>> Begin Source material
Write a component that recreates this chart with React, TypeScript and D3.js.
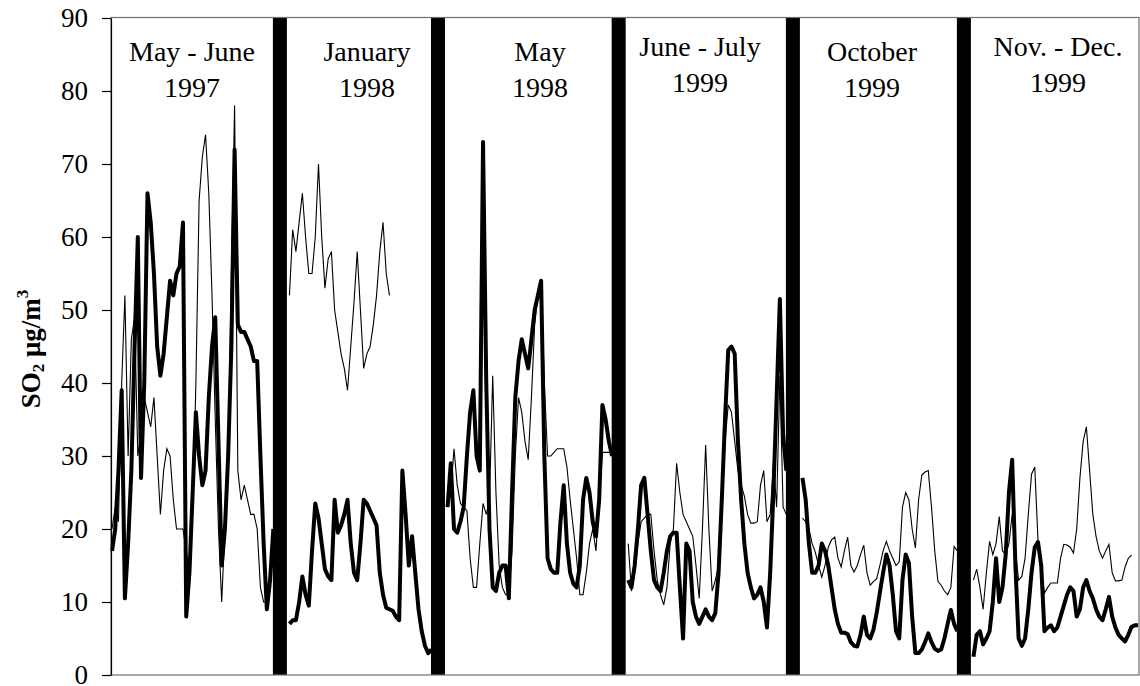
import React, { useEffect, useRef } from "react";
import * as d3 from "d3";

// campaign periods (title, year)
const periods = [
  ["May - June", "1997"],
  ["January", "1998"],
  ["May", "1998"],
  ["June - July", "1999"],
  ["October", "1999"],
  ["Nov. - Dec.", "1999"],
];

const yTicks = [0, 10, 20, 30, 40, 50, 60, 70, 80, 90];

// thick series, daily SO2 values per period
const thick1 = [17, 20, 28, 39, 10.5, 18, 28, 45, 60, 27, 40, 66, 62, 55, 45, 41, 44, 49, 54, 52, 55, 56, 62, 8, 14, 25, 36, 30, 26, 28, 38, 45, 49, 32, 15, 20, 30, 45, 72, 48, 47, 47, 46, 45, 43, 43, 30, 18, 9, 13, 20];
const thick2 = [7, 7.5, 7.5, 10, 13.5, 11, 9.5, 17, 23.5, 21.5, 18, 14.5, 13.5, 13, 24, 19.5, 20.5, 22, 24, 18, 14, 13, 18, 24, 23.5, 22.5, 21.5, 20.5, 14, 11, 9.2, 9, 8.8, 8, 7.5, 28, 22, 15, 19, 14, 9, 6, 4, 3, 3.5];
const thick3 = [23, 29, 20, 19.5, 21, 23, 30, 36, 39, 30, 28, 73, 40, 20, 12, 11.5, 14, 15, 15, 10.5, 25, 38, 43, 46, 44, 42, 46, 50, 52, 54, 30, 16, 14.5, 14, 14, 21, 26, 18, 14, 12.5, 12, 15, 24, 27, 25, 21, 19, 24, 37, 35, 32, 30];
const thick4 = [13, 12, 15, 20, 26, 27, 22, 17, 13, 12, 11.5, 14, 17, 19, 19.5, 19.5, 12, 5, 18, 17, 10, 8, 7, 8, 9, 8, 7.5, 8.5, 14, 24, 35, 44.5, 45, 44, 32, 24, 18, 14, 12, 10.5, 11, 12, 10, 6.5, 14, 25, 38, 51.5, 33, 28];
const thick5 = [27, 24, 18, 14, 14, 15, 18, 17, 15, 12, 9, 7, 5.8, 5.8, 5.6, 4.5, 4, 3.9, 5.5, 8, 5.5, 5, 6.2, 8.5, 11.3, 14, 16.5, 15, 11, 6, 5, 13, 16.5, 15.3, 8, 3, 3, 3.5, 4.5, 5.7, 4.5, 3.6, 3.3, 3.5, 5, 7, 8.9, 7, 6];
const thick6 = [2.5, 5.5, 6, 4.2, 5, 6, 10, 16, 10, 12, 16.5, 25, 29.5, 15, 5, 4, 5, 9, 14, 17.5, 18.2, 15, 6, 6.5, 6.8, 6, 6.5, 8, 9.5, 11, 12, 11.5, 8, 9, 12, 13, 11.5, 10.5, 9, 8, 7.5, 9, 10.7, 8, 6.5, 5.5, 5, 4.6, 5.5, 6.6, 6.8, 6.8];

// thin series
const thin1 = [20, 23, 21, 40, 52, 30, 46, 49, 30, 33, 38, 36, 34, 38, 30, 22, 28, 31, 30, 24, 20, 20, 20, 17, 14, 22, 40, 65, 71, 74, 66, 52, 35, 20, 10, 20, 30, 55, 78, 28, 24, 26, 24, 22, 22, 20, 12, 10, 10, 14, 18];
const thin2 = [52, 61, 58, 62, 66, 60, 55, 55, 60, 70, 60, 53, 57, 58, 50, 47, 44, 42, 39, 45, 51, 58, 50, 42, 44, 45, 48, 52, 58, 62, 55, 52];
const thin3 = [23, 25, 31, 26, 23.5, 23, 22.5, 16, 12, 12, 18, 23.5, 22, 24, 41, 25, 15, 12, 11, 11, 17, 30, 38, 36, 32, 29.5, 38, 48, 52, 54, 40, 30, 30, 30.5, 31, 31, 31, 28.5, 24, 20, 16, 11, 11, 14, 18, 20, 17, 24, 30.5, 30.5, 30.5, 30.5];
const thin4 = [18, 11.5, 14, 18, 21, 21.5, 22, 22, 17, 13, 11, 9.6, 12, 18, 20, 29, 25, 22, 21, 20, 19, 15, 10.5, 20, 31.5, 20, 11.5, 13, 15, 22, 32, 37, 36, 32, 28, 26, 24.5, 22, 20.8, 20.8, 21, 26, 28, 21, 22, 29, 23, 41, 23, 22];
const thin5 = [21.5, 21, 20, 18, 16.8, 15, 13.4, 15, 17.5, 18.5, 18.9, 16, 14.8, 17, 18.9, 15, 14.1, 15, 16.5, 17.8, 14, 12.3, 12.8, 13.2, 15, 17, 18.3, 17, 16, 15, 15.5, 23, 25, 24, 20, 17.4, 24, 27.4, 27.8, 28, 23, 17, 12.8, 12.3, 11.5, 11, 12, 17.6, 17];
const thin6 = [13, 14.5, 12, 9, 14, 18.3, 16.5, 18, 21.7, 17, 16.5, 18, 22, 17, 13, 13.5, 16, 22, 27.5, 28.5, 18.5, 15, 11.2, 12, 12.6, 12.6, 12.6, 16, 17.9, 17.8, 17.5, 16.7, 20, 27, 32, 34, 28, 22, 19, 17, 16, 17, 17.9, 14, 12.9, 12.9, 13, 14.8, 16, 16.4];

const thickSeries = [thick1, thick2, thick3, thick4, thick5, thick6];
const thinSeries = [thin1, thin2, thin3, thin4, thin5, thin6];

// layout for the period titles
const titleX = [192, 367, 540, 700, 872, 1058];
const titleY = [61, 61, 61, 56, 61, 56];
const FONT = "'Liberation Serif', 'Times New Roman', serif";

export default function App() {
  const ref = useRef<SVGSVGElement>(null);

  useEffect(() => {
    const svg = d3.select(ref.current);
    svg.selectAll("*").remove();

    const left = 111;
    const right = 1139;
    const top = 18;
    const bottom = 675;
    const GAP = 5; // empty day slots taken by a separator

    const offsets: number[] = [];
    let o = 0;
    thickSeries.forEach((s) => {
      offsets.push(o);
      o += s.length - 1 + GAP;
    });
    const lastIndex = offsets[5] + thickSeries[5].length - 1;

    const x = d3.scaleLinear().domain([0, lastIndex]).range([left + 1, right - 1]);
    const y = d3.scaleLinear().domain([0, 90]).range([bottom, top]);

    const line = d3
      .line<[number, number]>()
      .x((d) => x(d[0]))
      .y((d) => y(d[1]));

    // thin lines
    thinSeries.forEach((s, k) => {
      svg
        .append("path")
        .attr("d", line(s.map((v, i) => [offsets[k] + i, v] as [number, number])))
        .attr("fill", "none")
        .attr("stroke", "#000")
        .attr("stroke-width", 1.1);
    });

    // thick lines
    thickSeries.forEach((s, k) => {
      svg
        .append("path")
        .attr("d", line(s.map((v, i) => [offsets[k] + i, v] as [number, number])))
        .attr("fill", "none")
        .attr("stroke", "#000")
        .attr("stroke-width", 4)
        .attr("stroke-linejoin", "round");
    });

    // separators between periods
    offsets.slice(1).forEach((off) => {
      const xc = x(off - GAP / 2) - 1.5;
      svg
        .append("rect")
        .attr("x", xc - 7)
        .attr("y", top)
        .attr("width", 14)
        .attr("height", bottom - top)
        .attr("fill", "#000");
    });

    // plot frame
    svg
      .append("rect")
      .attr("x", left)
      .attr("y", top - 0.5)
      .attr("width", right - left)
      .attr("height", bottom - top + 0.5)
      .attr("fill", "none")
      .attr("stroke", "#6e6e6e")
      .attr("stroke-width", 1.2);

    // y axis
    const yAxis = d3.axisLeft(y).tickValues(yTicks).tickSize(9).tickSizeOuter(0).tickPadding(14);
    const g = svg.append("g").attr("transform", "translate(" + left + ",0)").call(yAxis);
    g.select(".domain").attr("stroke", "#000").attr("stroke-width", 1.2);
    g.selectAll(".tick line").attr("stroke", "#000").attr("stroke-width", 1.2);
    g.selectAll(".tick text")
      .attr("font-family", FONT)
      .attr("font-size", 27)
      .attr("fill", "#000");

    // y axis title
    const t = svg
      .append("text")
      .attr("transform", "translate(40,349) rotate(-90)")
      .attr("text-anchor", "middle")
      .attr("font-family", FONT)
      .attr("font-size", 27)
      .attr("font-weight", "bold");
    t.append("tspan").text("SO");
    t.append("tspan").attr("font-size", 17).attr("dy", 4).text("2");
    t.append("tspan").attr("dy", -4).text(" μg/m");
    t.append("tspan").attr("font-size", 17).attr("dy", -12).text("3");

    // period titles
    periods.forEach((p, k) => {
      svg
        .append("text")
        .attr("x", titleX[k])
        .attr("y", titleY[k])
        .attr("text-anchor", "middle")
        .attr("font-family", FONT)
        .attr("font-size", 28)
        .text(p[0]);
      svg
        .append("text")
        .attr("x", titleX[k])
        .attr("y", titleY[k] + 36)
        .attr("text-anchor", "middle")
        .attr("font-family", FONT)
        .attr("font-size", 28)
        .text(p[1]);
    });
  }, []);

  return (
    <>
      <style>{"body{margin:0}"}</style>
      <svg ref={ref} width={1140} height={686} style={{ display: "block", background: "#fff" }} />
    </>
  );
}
>> End Source material
Exercise task:
Copy out each line of the listing that holds "React".

Solution to this problem:
Write a component that recreates this chart with React, TypeScript and D3.js.
import React, { useEffect, useRef } from "react";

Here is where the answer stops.